The new statistics come after a string of crimes linked to extremist groups. A year ago, a Michigan militia leader and his son pleaded guilty to federal gun charges. Last August, a 40-year-old ex-soldier-turned singer for a white supremacist rock band shot up a Sikh temple in Oak Creek, Wisconsin, killing six people, before taking his own life. A few weeks later, a group of Georgia men was linked to an anti-government militia plot to assassinate Obama.

But I could give you a list of three violent crimes perpetrated by politically motivated actors on the left side of the ideological spectrum. The thing is, those crimes never become a “trend” worthy of CNN’s coverage or a list like the SPLC’s, which might take the actions of, say, Christopher Dorner and associate your average coffee-house clatch of liberal neighborhood moms with them.

The piece also contains a link to a story about Oberlin’s rash of racist incidents, which does not note that the alleged Klansman sighting was probably just a student in a blanket, according to police. It also skips right over the Left’s old favorite go-to for right-wing violence, because that turned out to be untrue, too.

Think back to the fall of 2009: The Yankees were headed toward a win in the World Series, Obamacare was struggling along, and the nascent Tea Party’s brand of anti-government extremism was getting Census workers lynched in Kentucky.

Bill Sparkman, a part-time U.S. Census employee, was found hanged from a tree in Kentucky, naked, with the word “FED” scrawled on his chest in magic marker.
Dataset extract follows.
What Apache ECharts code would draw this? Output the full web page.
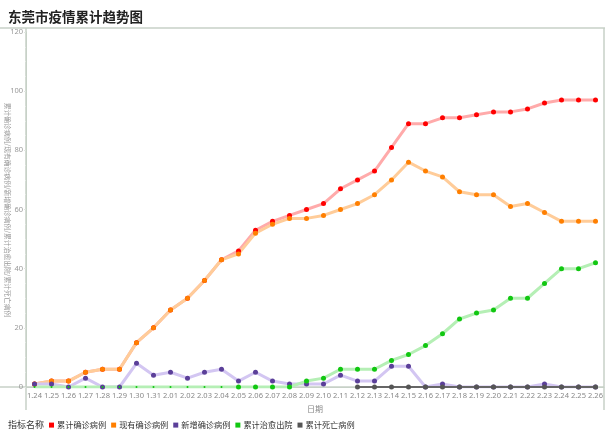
<!DOCTYPE html>
<html>
<head>
<meta charset="utf-8">
<script src="https://cdn.jsdelivr.net/npm/echarts@6/dist/echarts.min.js"></script>
<style>
html,body{margin:0;padding:0;background:#fff;}
#main{width:607px;height:431px;}
</style>
</head>
<body>
<div id="main"></div>
<script>
var dates = ['1.24','1.25','1.26','1.27','1.28','1.29','1.30','1.31','2.01','2.02','2.03','2.04','2.05','2.06','2.07','2.08','2.09','2.10','2.11','2.12','2.13','2.14','2.15','2.16','2.17','2.18','2.19','2.20','2.21','2.22','2.23','2.24','2.25','2.26'];
var yTicks = [0, 20, 40, 60, 80, 100, 120];
var seriesNames = ['累计确诊病例','现有确诊病例','新增确诊病例','累计治愈出院','累计死亡病例'];
var confirmedTotal = [1,2,2,5,6,6,15,20,26,30,36,43,46,53,56,58,60,62,67,70,73,81,89,89,91,91,92,93,93,94,96,97,97,97];
var confirmedNow   = [1,2,2,5,6,6,15,20,26,30,36,43,45,52,55,57,57,58,60,62,65,70,76,73,71,66,65,65,61,62,59,56,56,56];
var confirmedNew   = [1,1,0,3,0,0,8,4,5,3,5,6,2,5,2,1,1,1,4,2,2,7,7,0,1,0,0,0,0,0,1,0,0,0];
var curedTotal     = [0,0,0,0,0,0,0,0,0,0,0,0,0,0,0,0,2,3,6,6,6,9,11,14,18,23,25,26,30,30,35,40,40,42];
var deathTotal     = [null,null,null,null,null,null,null,null,null,null,null,null,null,null,null,null,null,null,null,0,0,0,0,0,0,0,0,0,0,0,0,0,0,0];

var dotColors  = ['#ff0000','#ff7f00','#5b3f99','#11c711','#555555'];
var lineColors = ['#ffaaaa','#ffcc99','#d3c6f2','#b5efb5','#666666'];
var seriesData = [confirmedTotal, confirmedNow, confirmedNew, curedTotal, deathTotal];

var frame = '#c7d1c7';
var chart = echarts.init(document.getElementById('main'));
var series = seriesNames.map(function (name, k) {
  return {
    name: name,
    type: 'line',
    data: seriesData[k],
    symbol: 'circle',
    symbolSize: k === 3 ? function (v, p) { return p.dataIndex < 12 ? 2 : 5; } : 5,
    showAllSymbol: true,
    itemStyle: { color: dotColors[k] },
    lineStyle: { color: lineColors[k], width: k === 4 ? 2 : 3 },
    emphasis: { disabled: true },
    animation: false
  };
});

chart.setOption({
  animation: false,
  title: [
    { text: '东莞市疫情累计趋势图', left: 3, top: 5,
      textStyle: { fontSize: 13.5, fontWeight: 'bold', color: '#222', fontFamily: 'Noto Sans CJK SC' } },
    { text: '指标名称', left: 3, top: 415,
      textStyle: { fontSize: 9, fontWeight: 'normal', color: '#333', fontFamily: 'Noto Sans CJK SC' } }
  ],
  legend: {
    left: 44, top: 416,
    itemWidth: 5, itemHeight: 5, itemGap: 5,
    icon: 'rect',
    textStyle: { fontSize: 8.2, color: '#333', fontFamily: 'Noto Sans CJK SC', padding: [0,0,0,-2] },
    data: seriesNames.map(function (n, k) { return { name: n, itemStyle: { color: dotColors[k] } }; })
  },
  grid: { left: 26, right: 3, top: 32, bottom: 44, containLabel: false, outerBoundsMode: 'none' },
  xAxis: {
    type: 'category',
    data: dates,
    boundaryGap: true,
    name: '日期',
    nameLocation: 'middle',
    nameGap: 18,
    nameTextStyle: { fontSize: 8, color: '#888', fontFamily: 'Noto Sans CJK SC' },
    axisLine: { show: true, lineStyle: { color: frame } },
    axisTick: { show: false },
    axisLabel: { fontSize: 7.5, color: '#888', margin: 5, interval: 0, fontFamily: 'Noto Sans' },
    splitLine: { show: false }
  },
  yAxis: {
    type: 'value',
    min: yTicks[0],
    max: yTicks[yTicks.length - 1],
    interval: yTicks[1] - yTicks[0],
    axisLine: { show: true, lineStyle: { color: frame } },
    axisTick: { show: true, length: 2, lineStyle: { color: '#e0e6e0' } },
    minorTick: { show: true, splitNumber: 4, length: 1, lineStyle: { color: '#e3e8e3' } },
    axisLabel: { fontSize: 7.5, color: '#999', margin: 3, fontFamily: 'Noto Sans' },
    splitLine: { show: false }
  },
  graphic: [
    { type: 'line', shape: { x1: 0, y1: 28, x2: 605, y2: 28 }, style: { stroke: frame, lineWidth: 1.5 }, silent: true },
    { type: 'line', shape: { x1: 26, y1: 28, x2: 26, y2: 410 }, style: { stroke: frame, lineWidth: 1.5 }, silent: true },
    { type: 'line', shape: { x1: 604, y1: 28, x2: 604, y2: 410 }, style: { stroke: frame, lineWidth: 1.5 }, silent: true },
    { type: 'line', shape: { x1: 0, y1: 387, x2: 604, y2: 387 }, style: { stroke: frame, lineWidth: 1.5 }, silent: true },
    { type: 'text', x: 8, y: 210, rotation: -Math.PI / 2, silent: true,
      style: { text: seriesNames.join('/'), fontSize: 6.8, fill: '#999', fontFamily: 'Noto Sans CJK SC', align: 'center', verticalAlign: 'middle' } }
  ],
  series: series
});
</script>
</body>
</html>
The horrible crime was part of a wave of anti-government rhetoric that, it seemed, inspired the dreadful act. Poor Bill Sparkman reaped what the Tea Party sowed.

MSNBC was all over the story: Rachel Maddow covered it heavily Sept. 23rd through the 25th; Ed Schultz mentioned it on the 24th and 28th; and Countdown talked it up on the 25th. NBC News did four profiles on the viciously, brutally murdered part-time Census worker in September—a Nightly News hit on the 24th; a pair of NBC Today stories on the 24th and 25th; and a NBC Saturday Today story on the 26th.

Maddow took the lead, saying on the 25th that “we have brand new details which do not all dampen the worry that Bill Sparkman’s death was what we first worry appeared to be, violence against a federal employee, because he was a federal employee.” The day before, she described the area of Kentucky he was killed in as “dangerous for him to do Census fieldwork door-to-door” and reported that we were “learning more from area residents about what kind of risks Mr. Sparkman might have been exposed to going door-to-door.”

Andrew Sullivan, mortal enemy of those dreadful Tea Party extremists, wrote on the 26th that “the one thing we know for certain now in the case of the Kentucky lynching” was it was “no suicide.” Sullivan continued: “the most worrying possibility—that this is Southern populist terrorism, whipped up by the GOP and its Fox and talk radio cohorts—remains real.”

Now, three-and-a-half years later, Rich Schaprio has revealed the shocking truth in the pages of the Atlantic: It was a suicide all along.

So, the Granny Warriors are a grave threat who indicate a propensity for violence inextricably linked with conservative politics, whereas Chris Dorner was a rogue actor whose ideology could be connected to nothing and no one mainstream, even though mainstream, liberal pundits spent a bunch of time praising him on TV. Because, shut up, extremists.